A poll taken last week found that most North Carolina voters want lawmakers to do more to get Duke Energy to clean up its coal ash.
Public Policy Polling, a left-leaning Raleigh surveying group, found in a poll of 519 voters that more than 75 percent of North Carolinians don’t think the Legislature has made Duke Energy do enough to clean up coal ash pollution at the state’s 14 coal ash power plants.
The view was consistent across party lines and the poll found that weak leadership on environmental issues was tied to low favorability numbers for Governor Pat McCrory and House Speaker and U.S. Senate candidate Thom Tillis.

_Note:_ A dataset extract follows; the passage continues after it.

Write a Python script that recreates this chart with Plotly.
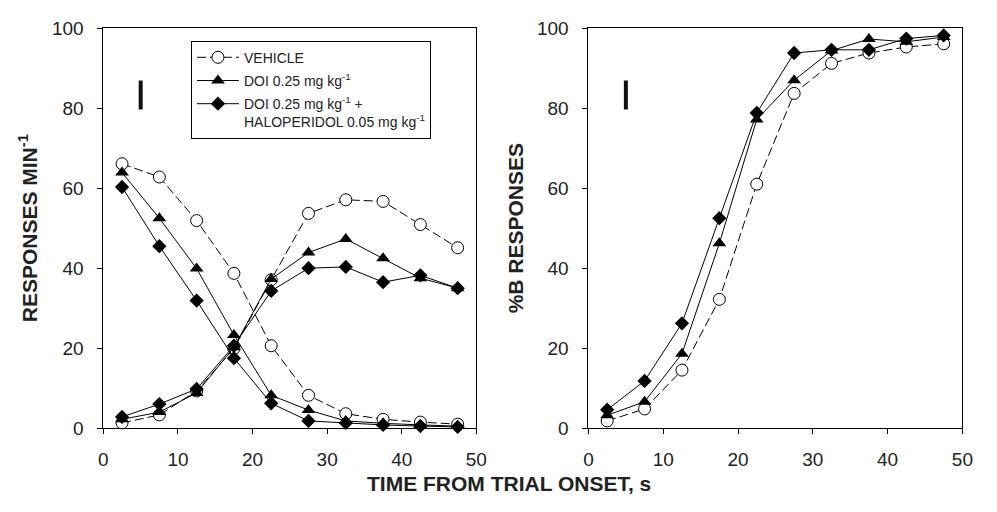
import plotly.graph_objects as go

# ---- data ----
time_s = [2.5, 7.5, 12.5, 17.5, 22.5, 27.5, 32.5, 37.5, 42.5, 47.5]

# Left panel: responses per minute (A responses falling, B responses rising)
veh_a = [66.1, 62.8, 51.9, 38.7, 20.6, 8.2, 3.6, 2.2, 1.5, 1.0]
veh_b = [1.3, 3.3, 9.3, 19.9, 37.1, 53.7, 57.1, 56.7, 50.9, 45.1]
doi_a = [63.9, 52.5, 39.9, 23.3, 8.2, 4.5, 1.8, 1.2, 0.8, 0.5]
doi_b = [2.2, 4.0, 8.8, 20.2, 37.3, 43.9, 47.3, 42.5, 37.5, 35.0]
hal_a = [60.3, 45.5, 31.9, 17.5, 6.2, 1.8, 1.3, 0.8, 0.5, 0.3]
hal_b = [2.8, 6.0, 9.8, 20.6, 34.3, 40.0, 40.3, 36.5, 38.2, 35.0]

# Right panel: %B responses
veh_pct = [1.8, 4.8, 14.5, 32.2, 61.0, 83.7, 91.2, 93.8, 95.3, 96.1]
doi_pct = [3.2, 6.6, 18.6, 46.2, 77.2, 87.0, 94.4, 97.3, 96.6, 97.8]
hal_pct = [4.6, 11.8, 26.2, 52.5, 78.8, 93.8, 94.6, 94.6, 97.4, 98.2]

# Representative error bar shown in each panel
err_x = [5.0, 5.0]
err_y = [79.7, 86.9]

names = ["VEHICLE",
         "DOI 0.25 mg kg<sup>-1</sup>",
         "DOI 0.25 mg kg<sup>-1</sup> +<br>HALOPERIDOL 0.05 mg kg<sup>-1</sup>"]
x_ticks = [0, 10, 20, 30, 40, 50]
y_ticks = [0, 20, 40, 60, 80, 100]

FONT = "Liberation Sans, Arial, Helvetica, sans-serif"
W, H = 997, 512


def px_x(p):  # page pixel -> paper fraction
    return p / W


def px_y(p):
    return 1 - p / H


styles = [
    dict(marker=dict(symbol="circle", size=12, color="white", line=dict(color="black", width=1)),
         line=dict(color="black", width=1, dash="9px,4px")),
    dict(marker=dict(symbol="triangle-up", size=12, color="black", line=dict(color="black", width=0)),
         line=dict(color="black", width=1)),
    dict(marker=dict(symbol="diamond", size=11, color="black", line=dict(color="black", width=0)),
         line=dict(color="black", width=1)),
]

fig = go.Figure()

left_series = [(veh_a, veh_b), (doi_a, doi_b), (hal_a, hal_b)]
right_series = [veh_pct, doi_pct, hal_pct]

for i, (a, b) in enumerate(left_series):
    for j, ys in enumerate((a, b)):
        fig.add_trace(go.Scatter(
            x=time_s, y=ys, mode="lines+markers", name=names[i],
            legendgroup=str(i), showlegend=(j == 0), cliponaxis=False,
            xaxis="x", yaxis="y", **styles[i]))

for i, ys in enumerate(right_series):
    fig.add_trace(go.Scatter(
        x=time_s, y=ys, mode="lines+markers", name=names[i],
        legendgroup=str(i), showlegend=False, cliponaxis=False,
        xaxis="x2", yaxis="y2", **styles[i]))

for xa, ya in (("x", "y"), ("x2", "y2")):
    fig.add_trace(go.Scatter(
        x=err_x, y=err_y, mode="lines", showlegend=False, hoverinfo="skip",
        line=dict(color="#111", width=4), xaxis=xa, yaxis=ya))

axis_common = dict(
    showline=True, linecolor="black", linewidth=1, mirror=True,
    ticks="outside", ticklen=5, tickwidth=1, tickcolor="black",
    showgrid=False, zeroline=False,
    tickfont=dict(family=FONT, size=19, color="#222"),
)
x_common = dict(axis_common, range=[0, 50], tickvals=x_ticks, ticklabelstandoff=9)
y_common = dict(axis_common, range=[0, 100], tickvals=y_ticks, ticklabelstandoff=10)

y_dom = [px_y(436), px_y(19)]
title_font = dict(family=FONT, size=21, color="#222")
fig.update_layout(
    width=W, height=H,
    margin=dict(l=0, r=0, t=0, b=0),
    paper_bgcolor="white", plot_bgcolor="white",
    font=dict(family=FONT, color="#222"),
    hovermode=False,
    xaxis=dict(domain=[px_x(100), px_x(479)], anchor="y", **x_common),
    yaxis=dict(domain=y_dom, anchor="x", **y_common),
    xaxis2=dict(domain=[px_x(593), px_x(973)], anchor="y2", **x_common),
    yaxis2=dict(domain=y_dom, anchor="x2", **y_common),
    legend=dict(
        x=px_x(189), y=px_y(32), xanchor="left", yanchor="top",
        bordercolor="black", borderwidth=1, bgcolor="white",
        font=dict(family=FONT, size=14, color="#222"),
        valign="top", tracegroupgap=2, itemwidth=42,
    ),
    showlegend=True,
    annotations=[
        dict(text="<b>TIME FROM TRIAL ONSET, s</b>", x=px_x(512), y=px_y(494),
             xanchor="center", yanchor="middle",
             xref="paper", yref="paper", showarrow=False, font=title_font),
        dict(text="<b>RESPONSES MIN<sup>-1</sup></b>", x=px_x(23), y=px_y(228),
             xanchor="center", yanchor="middle",
             xref="paper", yref="paper", showarrow=False, textangle=-90, font=title_font),
        dict(text="<b>%B RESPONSES</b>", x=px_x(519), y=px_y(228),
             xanchor="center", yanchor="middle",
             xref="paper", yref="paper", showarrow=False, textangle=-90, font=title_font),
    ],
)

fig.write_html("out.html", config={"displayModeBar": False},
               post_script="document.body.style.margin='0';")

31 percent and 39 percent of respondents said their impressions of McCrory and Tillis were “very unfavorable,” respectively, and 63 percent said Tillis’s handling of remaining coal ash threats to the state’s waterways make them view him less favorably.
The poll comes as a budget deal—which will finally close out the 2014 long short-legislative session—appears to be in the works.
Current coal ash legislation, which followed Duke Energy’s disastrous Dan River coal ash spill in February, does not require Duke Energy to remove coal ash from unlined storage ponds in the state by set deadlines if the cleanup is deemed too expensive.
The legislation does not mandate that Duke pay for clean up at all, shifting the cost burden onto ratepayers. It requires that only four out 33 coal ash ponds be removed from unlined storage pits near waterways. The other 29 could potentially be capped off and left in place, which environmentalists believe could threaten drinking water.
Duke Energy is cleaning up after the 36,000 tons of coal ash remaining from the Dan River spill; 80 percent of those polled feel that is the right course of action.
80 percent also think state lawmakers should force Duke Energy to clean up all of its coal ash sites, moving the toxic waste away from water sources and into safe containment facilities.
“Time is of the essence to contact legislators and let them know to fix the coal ash bill before going home,” said Dan Crawford, director of governmental relations for the environmental group North Carolina League of Conservation Voters.
“The people have spoken and it is clear to all that the current edition of the (coal ash) bill does not do enough to protect our drinking water.”